The Scenic Hudson Decision made big waves far beyond the Hudson. It provided the impetus for Congress to enact the 1969 National Environmental Policy Act, which requires an environmental impact review of all major federal projects, or those needing federal approval. Many state legislatures followed suit with similar laws regarding projects under their jurisdiction. It also encouraged the creation of myriad organizations dedicated to protecting our precious landscapes. For these reasons, the Scenic Hudson Decision is generally considered the birth of America's modern grass-roots environmental movement.
Sadly, over the years courts have steadily chipped away at citizens' right of standing, defining more and more narrowly those eligible to claim environmental harm from a development and limiting the legal recourse of groups like Scenic Hudson to defend irreplaceable natural assets. But an October 26 decision by New York's highest court has given us cause to rejoice.
In In the Matter of Save the Pine Bush v. Common Council of the City of Albany, the Court of Appeals ruled that those who use, study or enjoy a resource at risk are entitled to standing. A 1991 lower state court decision required those seeking standing to live in close proximity to a proposed development. Supported by Scenic Hudson and other groups, the nonprofit Save the Pine Bush had argued that plans to construct a hotel outside Albany's Pine Bush Preserve -- one of the world's best remaining inland pine barrens -- would destroy habitats of the endangered Karner blue butterfly and hence the enjoyment of its members, who don't live near the preserve but visit it regularly.

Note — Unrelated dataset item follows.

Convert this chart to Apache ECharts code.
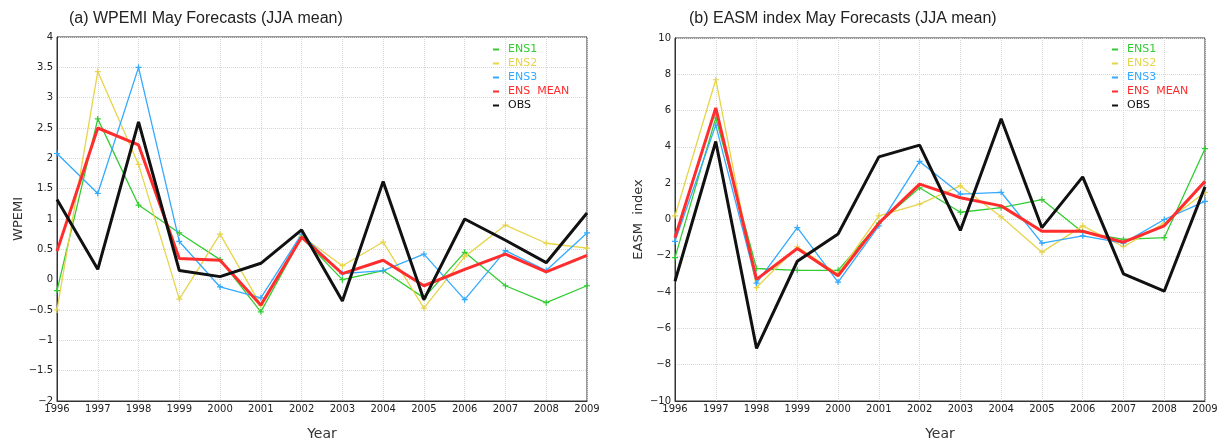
<!DOCTYPE html>
<html>
<head>
<meta charset="utf-8">
<script src="https://cdn.jsdelivr.net/npm/echarts@6/dist/echarts.min.js"></script>
<style>
  html, body { margin: 0; padding: 0; background: #fff; }
  #chart { width: 1223px; height: 447px; }
</style>
</head>
<body>
<div id="chart"></div>
<script>
// years on the x axis
var years = ['1996', '1997', '1998', '1999', '2000', '2001', '2002', '2003', '2004', '2005', '2006', '2007', '2008', '2009'];

// (a) WPEMI
var wpemiEns1 = [-0.18, 2.65, 1.23, 0.77, 0.33, -0.53, 0.70, 0.00, 0.15, -0.30, 0.45, -0.10, -0.38, -0.10];
var wpemiEns2 = [-0.50, 3.43, 1.90, -0.32, 0.75, -0.42, 0.72, 0.23, 0.62, -0.47, 0.38, 0.90, 0.60, 0.52];
var wpemiEns3 = [2.08, 1.42, 3.50, 0.63, -0.12, -0.30, 0.75, 0.10, 0.15, 0.42, -0.33, 0.48, 0.15, 0.77];
var wpemiMean = [0.47, 2.50, 2.22, 0.35, 0.32, -0.42, 0.70, 0.10, 0.32, -0.10, 0.17, 0.42, 0.13, 0.40];
var wpemiObs = [1.32, 0.17, 2.60, 0.15, 0.05, 0.27, 0.82, -0.35, 1.62, -0.33, 1.00, 0.65, 0.28, 1.10];

// (b) EASM index
var easmEns1 = [-2.1, 5.6, -2.7, -2.8, -2.8, -0.2, 1.75, 0.4, 0.65, 1.1, -0.7, -1.1, -1.0, 3.9];
var easmEns2 = [0.2, 7.7, -3.75, -1.5, -3.0, 0.2, 0.85, 1.85, 0.15, -1.8, -0.35, -1.5, -0.2, 1.5];
var easmEns3 = [-1.2, 5.2, -3.5, -0.45, -3.45, -0.35, 3.2, 1.4, 1.5, -1.3, -0.9, -1.3, 0.0, 1.0];
var easmMean = [-1.0, 6.15, -3.3, -1.6, -3.1, -0.2, 1.95, 1.2, 0.75, -0.65, -0.65, -1.25, -0.35, 2.1];
var easmObs = [-3.4, 4.3, -7.1, -2.3, -0.8, 3.45, 4.1, -0.6, 5.55, -0.45, 2.35, -3.0, -3.95, 1.8];

var names = ['ENS1', 'ENS2', 'ENS3', 'ENS  MEAN', 'OBS'];
var colors = ['#33cc33', '#e6d44a', '#33aaff', '#ff2d2d', '#111111'];
var plusPath = 'path://M4,0H6V4H10V6H6V10H4V6H0V4H4Z';

var chart = echarts.init(document.getElementById('chart'));

function makeSeries(idx, sets) {
  return sets.map(function (d, i) {
    var thick = i >= 3;
    return {
      name: names[i],
      type: 'line',
      xAxisIndex: idx,
      yAxisIndex: idx,
      data: d,
      color: colors[i],
      symbol: thick ? 'none' : plusPath,
      symbolSize: 6,
      showSymbol: !thick,
      lineStyle: { width: thick ? 3 : 1.3, color: colors[i] },
      itemStyle: { color: colors[i] },
      z: thick ? 5 : 3,
      animation: false
    };
  });
}

function legendFor(left) {
  return {
    orient: 'vertical',
    left: left,
    top: 44,
    itemWidth: 6,
    itemHeight: 2,
    itemGap: 3,
    icon: 'rect',
    padding: 0,
    textStyle: { fontSize: 11, fontFamily: 'DejaVu Sans', padding: [0, 0, 0, 4] },
    data: names.map(function (n, i) {
      return { name: n, itemStyle: { color: colors[i] }, textStyle: { color: colors[i] } };
    })
  };
}

function xAxisFor(idx) {
  return {
    type: 'category',
    gridIndex: idx,
    data: years,
    boundaryGap: false,
    name: 'Year',
    nameLocation: 'middle',
    nameGap: 26,
    nameTextStyle: { fontSize: 14, color: '#333', fontFamily: 'DejaVu Sans' },
    axisLine: { onZero: false, lineStyle: { color: '#333', width: 1 } },
    axisTick: { show: false },
    axisLabel: { color: '#222', fontSize: 10, fontFamily: 'DejaVu Sans', interval: 0, margin: 3 },
    splitLine: { show: true, lineStyle: { type: 'dotted', color: '#d6d6d6' } }
  };
}

function yAxisFor(idx, min, max, step, name) {
  return {
    type: 'value',
    gridIndex: idx,
    min: min,
    max: max,
    interval: step,
    name: name,
    nameLocation: 'middle',
    nameGap: 30,
    nameTextStyle: { fontSize: 13, color: '#333', fontFamily: 'DejaVu Sans' },
    axisLine: { show: true, onZero: false, lineStyle: { color: '#333', width: 1 } },
    axisTick: { show: false },
    axisLabel: {
      color: '#222', fontSize: 10, fontFamily: 'DejaVu Sans', margin: 4,
      formatter: function (v) { return String(v).replace('-', '\u2212'); }
    },
    splitLine: { show: true, lineStyle: { type: 'dotted', color: '#d6d6d6' } }
  };
}

var option = {
  backgroundColor: '#fff',
  animation: false,
  title: [
    { text: '(a) WPEMI May Forecasts (JJA mean)', left: 64, top: 6,
      textStyle: { fontSize: 16, fontWeight: 'normal', color: '#222', fontFamily: 'Liberation Sans' } },
    { text: '(b) EASM index May Forecasts (JJA mean)', left: 684, top: 6,
      textStyle: { fontSize: 16, fontWeight: 'normal', color: '#222', fontFamily: 'Liberation Sans' } }
  ],
  legend: [legendFor(493), legendFor(1112)],
  grid: [
    { left: 57, top: 37, width: 530, height: 364, show: true, borderColor: '#333', borderWidth: 1 },
    { left: 675, top: 38, width: 530, height: 363, show: true, borderColor: '#333', borderWidth: 1 }
  ],
  xAxis: [xAxisFor(0), xAxisFor(1)],
  yAxis: [yAxisFor(0, -2, 4, 0.5, 'WPEMI'), yAxisFor(1, -10, 10, 2, 'EASM  index')],
  series: makeSeries(0, [wpemiEns1, wpemiEns2, wpemiEns3, wpemiMean, wpemiObs])
    .concat(makeSeries(1, [easmEns1, easmEns2, easmEns3, easmMean, easmObs]))
};

chart.setOption(option);
</script>
</body>
</html>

In granting standing to Save the Pine Bush, the court ruled that "people who visit the Pine Bush, though they come from some distance away, seem much more likely to suffer adverse impact from a threat to wildlife than the actual neighbors of the proposed development." Calling the 1991 standing decision "arbitrary," the court noted "it would mean in many cases that there would be no plaintiff with standing to sue, while there might be many who suffered real injury." (The new decision states that to achieve standing, groups must demonstrate their members have an interest greater than the general public in the environment at risk.) While no one can predict how this broadened interpretation will affect standing nationwide, New York Court of Appeals decisions often set legal precedent.

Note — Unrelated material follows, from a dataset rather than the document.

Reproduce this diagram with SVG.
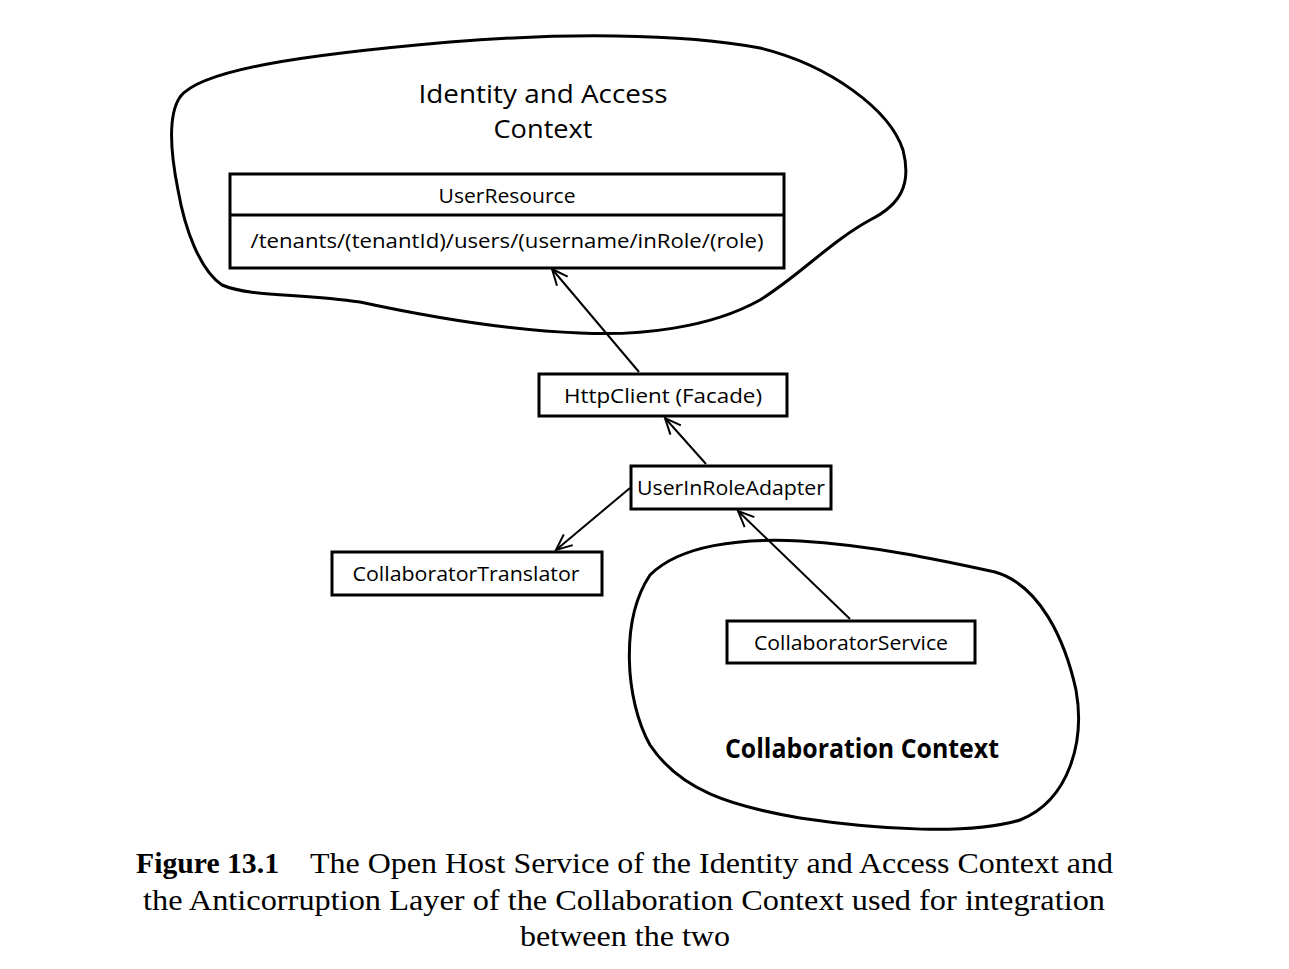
<svg xmlns="http://www.w3.org/2000/svg" width="1289" height="969" viewBox="0 0 1289 969">
<defs>
<marker id="open" viewBox="0 0 20 20" refX="18" refY="10" markerWidth="20" markerHeight="20" markerUnits="userSpaceOnUse" orient="auto">
<path d="M2,3 L18,10 L2,17" fill="none" stroke="#000" stroke-width="2"/>
</marker>
<style>
.blob{fill:none;stroke:#000;stroke-width:3}
.box{fill:#fff;stroke:#000;stroke-width:3}
.t{font-family:"Open Sans","DejaVu Sans",sans-serif;font-size:20px;font-weight:500;fill:#000;text-anchor:middle}
.h{font-family:"Open Sans","DejaVu Sans",sans-serif;font-size:26px;font-weight:500;fill:#000;text-anchor:middle}
.hb{font-family:"Open Sans","DejaVu Sans",sans-serif;font-size:26px;font-weight:bold;fill:#000;text-anchor:middle}
.c{font-family:"Liberation Serif","Times New Roman",serif;font-size:29px;fill:#000}
.cb{font-family:"Liberation Serif","Times New Roman",serif;font-size:29px;font-weight:bold;fill:#000}
.conn{stroke:#000;stroke-width:2;fill:none}
</style>
</defs>
<rect width="1289" height="969" fill="#fff"/>
<g id="identity-context">
<path class="blob" d="M180,97 C200,70 300,55 450,42 C560,33 680,33 760,48 C830,65 890,110 903,150 C912,185 900,205 870,220 C830,242 800,275 760,300 C710,328 640,336 580,333 C500,330 420,315 360,302 C300,293 250,297 222,285 C200,270 185,230 178,190 C170,150 168,115 180,97 Z"/>
<text class="h" x="543" y="103" textLength="249" lengthAdjust="spacingAndGlyphs">Identity and Access</text>
<text class="h" x="543" y="138" textLength="99" lengthAdjust="spacingAndGlyphs">Context</text>
</g>
<g id="collaboration-context">
<path class="blob" d="M650,575 C680,545 740,538 800,541 C870,545 940,560 995,572 C1040,585 1065,640 1076,690 C1085,740 1070,800 1020,820 C970,835 880,830 800,818 C730,806 680,790 650,745 C625,700 620,620 650,575 Z"/>
<text class="hb" x="862" y="758" textLength="274" lengthAdjust="spacingAndGlyphs">Collaboration Context</text>
</g>
<g id="user-resource">
<rect class="box" x="230" y="174" width="554" height="94"/>
<line x1="230" y1="215" x2="784" y2="215" stroke="#000" stroke-width="3"/>
<text class="t" x="507" y="203" textLength="137" lengthAdjust="spacingAndGlyphs">UserResource</text>
<text class="t" x="507" y="248" textLength="513" lengthAdjust="spacingAndGlyphs">/tenants/(tenantId)/users/(username/inRole/(role)</text>
</g>
<g id="http-client">
<rect class="box" x="539" y="374" width="248" height="42"/>
<text class="t" x="663" y="403" textLength="198" lengthAdjust="spacingAndGlyphs">HttpClient (Facade)</text>
</g>
<g id="user-in-role-adapter">
<rect class="box" x="631" y="466" width="200" height="43"/>
<text class="t" x="731" y="495" textLength="188" lengthAdjust="spacingAndGlyphs">UserInRoleAdapter</text>
</g>
<g id="collaborator-translator">
<rect class="box" x="332" y="552" width="270" height="43"/>
<text class="t" x="466" y="581" textLength="227" lengthAdjust="spacingAndGlyphs">CollaboratorTranslator</text>
</g>
<g id="collaborator-service">
<rect class="box" x="727" y="621" width="248" height="42"/>
<text class="t" x="851" y="650" textLength="194" lengthAdjust="spacingAndGlyphs">CollaboratorService</text>
</g>
<g id="connectors">
<line class="conn" x1="639" y1="372" x2="552" y2="269" marker-end="url(#open)"/>
<line class="conn" x1="706" y1="464" x2="665" y2="418" marker-end="url(#open)"/>
<line class="conn" x1="630" y1="488" x2="556" y2="550" marker-end="url(#open)"/>
<line class="conn" x1="850" y1="619" x2="738" y2="511" marker-end="url(#open)"/>
</g>
<g id="caption">
<text class="cb" x="136" y="873" textLength="143" lengthAdjust="spacingAndGlyphs">Figure 13.1</text>
<text class="c" x="310" y="873" textLength="803" lengthAdjust="spacingAndGlyphs">The Open Host Service of the Identity and Access Context and</text>
<text class="c" x="143" y="910" textLength="962" lengthAdjust="spacingAndGlyphs">the Anticorruption Layer of the Collaboration Context used for integration</text>
<text class="c" x="520" y="946" textLength="210" lengthAdjust="spacingAndGlyphs">between the two</text>
</g>
</svg>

The Scenic Hudson Decision also provided the springboard for passage of federal and state legislation requiring government agencies responsible for licensing projects to weigh alternatives that avoid or mitigate harmful environmental impacts. In August, the U.S. Court of Appeals boldly upheld this cornerstone of environmental policy. In Green Island Power Authority v. FERC, the court annulled a Federal Energy Regulatory Commission (FERC) order to re-license a hydroelectric plant at Cohoes Falls, on the Mohawk River near Albany, and directed FERC to reconsider a proposal by a competing firm whose project would double the renewable energy generated at the site and permanently restore the flow of this awe-inspiring waterspout. (The current plant's operation shuts off the falls except during periods of high water.) Scenic Hudson had joined a coalition of environmental groups submitting briefs supporting this challenge.
The court stated FERC has an obligation under the Federal Power Act to consider reasonable alternatives to ensure its license meets the public interest. This ruling not only may ensure protection of New York's second largest waterfall (after Niagara), but gives hope to all of us working to conserve natural wonders throughout America.

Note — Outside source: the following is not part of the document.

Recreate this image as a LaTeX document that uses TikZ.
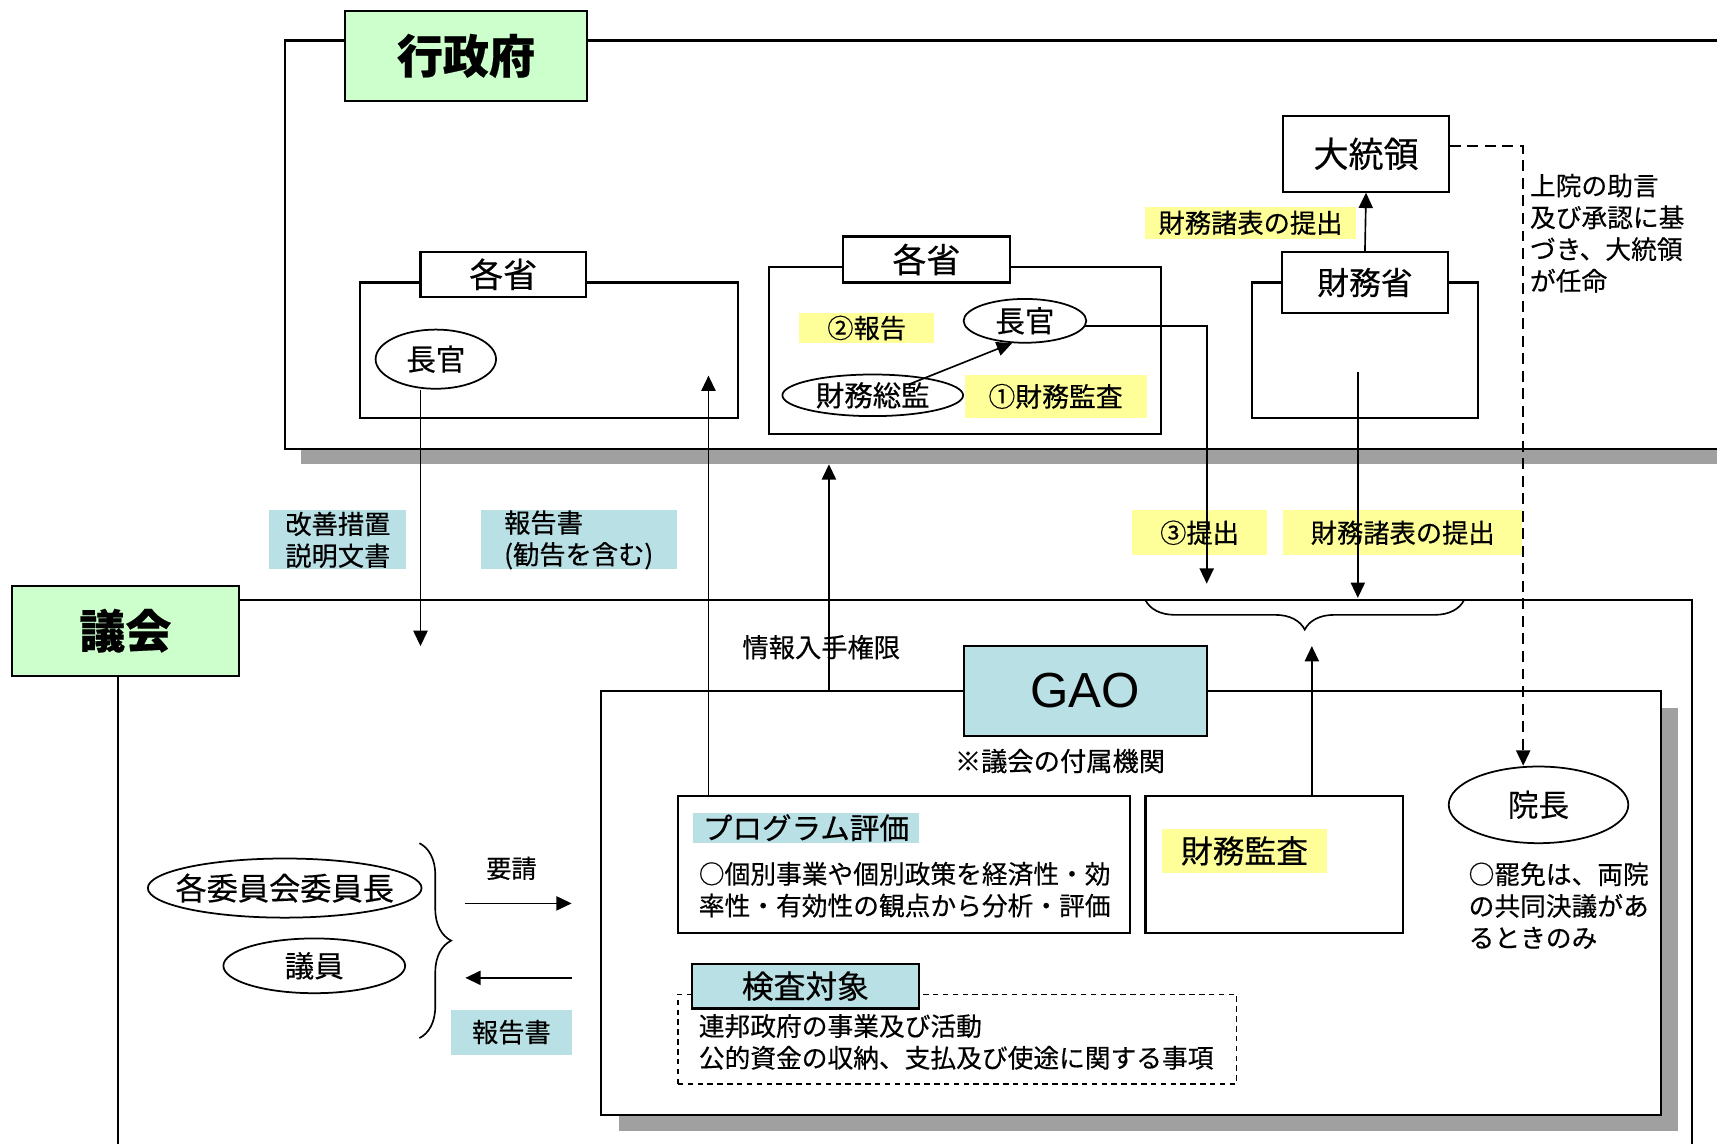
\documentclass[tikz,border=0pt]{standalone}
\usepackage{fontspec}
\setmainfont{Noto Sans CJK JP}[FakeBold=0.4]
\newfontfamily\latinfont{Liberation Sans}
\usetikzlibrary{calc,arrows.meta,positioning,shapes.geometric,decorations.pathreplacing}
\definecolor{tabgreen}{HTML}{CCFFCC}
\definecolor{gaoblue}{HTML}{B9E0E4}
\definecolor{markyellow}{HTML}{FFFF99}
\definecolor{shadowgray}{HTML}{A0A0A0}
\newcommand{\jfont}[1]{\fontsize{#1}{29}\selectfont}

\begin{document}
\begin{tikzpicture}[x=1pt,y=-1pt,>={Triangle[length=14pt,width=13pt]},inner sep=0pt]
      % Styles
      \tikzset{panel/.style 2 args={draw,line width=2pt,fill=white,minimum width=#1,minimum height=#2},
               shade/.style={fill=shadowgray,draw=none},
               oval/.style 2 args={draw,ellipse,line width=1.6pt,fill=white,minimum width=#1,minimum height=#2},
               mark/.style 2 args={minimum width=#1,minimum height=#2,align=left},
               note/.style={font=\jfont{23.5},align=left},
               flow/.style={->,line width=1.5pt},
               link/.style={->,line width=1.5pt,dash pattern=on 10pt off 6pt},
               curly/.style={decorate,decoration={brace,amplitude=#1},line width=1.5pt}}

      % Canvas
      \useasboundingbox (0,0) rectangle (1568,1044);
      \fill[white] (0,0) rectangle (1568,1044);

      % Outer frames (with drop shadows)
      \fill[shade] (275,52) rectangle (1620,424);
      \node[panel={1360}{373}] (gyosei) at (940,223.5) {};
      \node[panel={1437}{560}] (gikai) at (826.5,828) {};
      \fill[shade] (565,647) rectangle (1532,1033);
      \node[panel={968}{387}] (gao) at (1033,824.5) {};

      % Ministries in the executive
      \node[panel={345}{124}] (shoA) at (501.5,320) {};
      \node[panel={358}{152}] (shoB) at (881,320) {};
      \node[panel={207}{124}] (zaimu) at (1246.5,320) {};

      % Tabs
      \node[panel={221}{82},fill=tabgreen,font=\bfseries\fontsize{42}{48}\selectfont] (gyoseiTab) at (425.5,51) {行政府};
      \node[panel={207}{82},fill=tabgreen,font=\bfseries\fontsize{42}{48}\selectfont] (gikaiTab) at (114.5,576) {議会};
      \node[panel={222}{82},fill=gaoblue,font=\latinfont\fontsize{45}{54}\selectfont] (gaoTab) at (991,631) {GAO};
      \node[panel={151}{41},font=\jfont{31}] (shoATab) at (459.5,250.5) {各省};
      \node[panel={152}{42},font=\jfont{31}] (shoBTab) at (846,237) {各省};
      \node[panel={151}{56},font=\jfont{29}] (zaimuTab) at (1246.5,258) {財務省};
      \node[panel={151}{69},font=\jfont{32}] (daitoryo) at (1247.5,140.5) {大統領};

      % GAO work
      \node[panel={413}{125}] (program) at (825.5,789.5) {};
      \node[panel={235}{125}] (audit) at (1163.5,789.5) {};
      \node[draw,line width=1.4pt,dash pattern=on 5pt off 4pt,minimum width=510,minimum height=82] (kensa) at (874,949) {};
      \node[panel={207}{41},fill=gaoblue,font=\jfont{29}] (kensaTab) at (735.5,900.5) {検査対象};

      % Highlighted labels
      \node[mark={123}{27},fill=markyellow,font=\jfont{24}] (hokokuMark) at (791.5,299.5) {②報告};
      \node[mark={166}{40},fill=markyellow,font=\jfont{24.5}] (kansaMark) at (964,362) {①財務監査};
      \node[mark={192}{29},fill=markyellow,font=\jfont{24}] (zaimuMarkA) at (1142,203.5) {財務諸表の提出};
      \node[mark={123}{41},fill=markyellow,font=\jfont{24}] (teishutsuMark) at (1095.5,486.5) {③提出};
      \node[mark={218}{41},fill=markyellow,font=\jfont{24}] (zaimuMarkB) at (1281,486.5) {財務諸表の提出};
      \node[mark={125}{54},fill=gaoblue,font=\jfont{24}] (kaizenMark) at (308.5,493) {改善措置\\説明文書};
      \node[mark={179}{54},fill=gaoblue,font=\jfont{24}] (kankokuMark) at (528.5,493) {報告書\\(勧告を含む)};
      \node[mark={110}{41},fill=gaoblue,font=\jfont{24}] (replyMark) at (467,942.5) {報告書};
      \node[mark={206}{28},fill=gaoblue,font=\jfont{27}] (programMark) at (736,756) {プログラム評価};
      \node[mark={151}{40},fill=markyellow,font=\jfont{29}] (auditMark) at (1136.5,777) {財務監査};

      % Officials
      \node[oval={110}{54},font=\jfont{27}] (chokanA) at (398,328) {長官};
      \node[oval={112}{40},font=\jfont{27}] (chokanB) at (936,293) {長官};
      \node[oval={165}{38},font=\jfont{26}] (somukan) at (797,361) {財務総監};
      \node[oval={164}{70},font=\jfont{28}] (incho) at (1405,735) {院長};
      \node[oval={250}{54},font=\jfont{28.5}] (iincho) at (260,811) {\makebox[0pt]{各委員会委員長}};
      \node[oval={166}{50},font=\jfont{27}] (giin) at (287,882) {議員};

      % Connectors
      \coordinate (kaizenEnd) at (384,590);
      \draw[flow] (chokanA.south -| kaizenEnd) -- (kaizenEnd);
      \coordinate (reportEnd) at (647,343);
      \draw[flow] (program.north -| reportEnd) -- (reportEnd);
      \coordinate (infoEnd) at (757,424);
      \draw[flow] (gao.north -| infoEnd) -- (infoEnd);
      \draw[flow] ($(somukan.center)+(33,-10)$) -- (chokanB.-120);
      \coordinate (submitEnd) at (1102,533);
      \draw[flow] (chokanB.-5) -| (submitEnd);
      \coordinate (zaimuStart) at (1240,340);
      \coordinate (zaimuEnd) at (1240,546);
      \draw[flow] (zaimuStart) -- (zaimuEnd);
      \draw[flow] (zaimuTab.north) -- (daitoryo.south);
      \draw[link] ($(daitoryo.east)+(0,-7)$) -| ($(incho.north)+(-14,0)$);
      \coordinate (braceTip) at (1198,590);
      \draw[flow] (audit.north -| braceTip) -- (braceTip);
      \coordinate (reqStart) at (425,825);
      \coordinate (reqEnd) at (522,825);
      \draw[flow] (reqStart) -- (reqEnd);
      \coordinate (ansStart) at (522,893);
      \coordinate (ansEnd) at (425,893);
      \draw[flow] (ansStart) -- (ansEnd);

      % Braces
      \draw[curly=27pt] (1337,548) -- (1046,548);
      \draw[curly=29pt] (383,770) -- (383,948);

      % Notes
      \node[note,anchor=west] (senate) at (1397,213) {上院の助言\\及び承認に基\\づき、大統領\\が任命};
      \node[note,anchor=west] (dismiss) at (1341,827) {○罷免は、両院\\の共同決議があ\\るときのみ};
      \node[note,anchor=west] (programText) at (638,812.5) {○個別事業や個別政策を経済性・効\\率性・有効性の観点から分析・評価};
      \node[note,anchor=west] (kensaText) at (638,951.5) {連邦政府の事業及び活動\\公的資金の収納、支払及び使途に関する事項};
      \node[font=\jfont{24}] (infoLabel) at (750,591) {情報入手権限};
      \node[font=\jfont{24}] (gaoNote) at (968,695) {※議会の付属機関};
      \node[font=\jfont{23}] (yosei) at (467,793) {要請};
\end{tikzpicture}
\end{document}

One important local byproduct of the Scenic Hudson Decision was New York's State Environmental Quality Review Act (SEQRA), which requires that most projects or activities proposed by a state agency or local government, and all permits from these entities, undergo an environmental impact assessment through a proscribed process that includes substantial public involvement. While a SEQRA review can be time-consuming -- which is why some view it as an impediment to growth -- it often leads to improved designs that tread more lightly on the land. Recently I've been named to co-chair a state-appointed working group that will examine ways to make the SEQRA more efficient without compromising environmental protection or public input. The ultimate goal, whether in my backyard or yours, is striking a balance between economic development and conserving irreplaceable natural resources that leads to healthy, prosperous communities.